5. Hallucination control
Fine-tuned models can still hallucinate. They learn patterns, not facts. RAG systems are grounded in actual documents, which makes errors easier to prevent and detect.
When fine-tuning makes sense
RAG is not always the right answer. Fine-tuning is worth considering when:
Style is the product: If output must follow a strict voice or format every time, fine-tuning can help.
Latency is strict: RAG adds retrieval latency.
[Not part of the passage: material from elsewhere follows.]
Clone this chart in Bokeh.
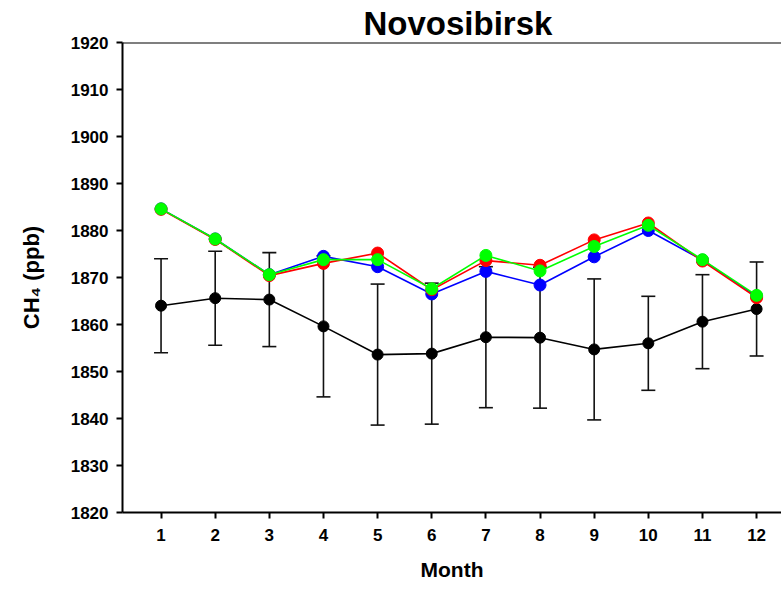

In real-time systems where every millisecond counts, a tuned model may be faster.
The task is highly specialized: For example, code completion in a proprietary language.
You have strong training data: If you already have thousands of high-quality examples of the exact behavior you want.
A practical sequence
What I recommend for most clients:
- Start with RAG over your documents.
- Evaluate where it works and where it fails.
- Improve retrieval first.
- Use hybrid options if needed (for example RAG plus lightweight LoRA).
- Fine-tune only after you can point to a specific gap RAG cannot close.
Takeaway
RAG usually gets teams to value faster, with lower cost and less operational overhead. Fine-tuning can be powerful, but it should be driven by evidence, not assumption.
The best enterprise AI projects I have seen started with the simplest approach that could work. Most of the time, that is RAG.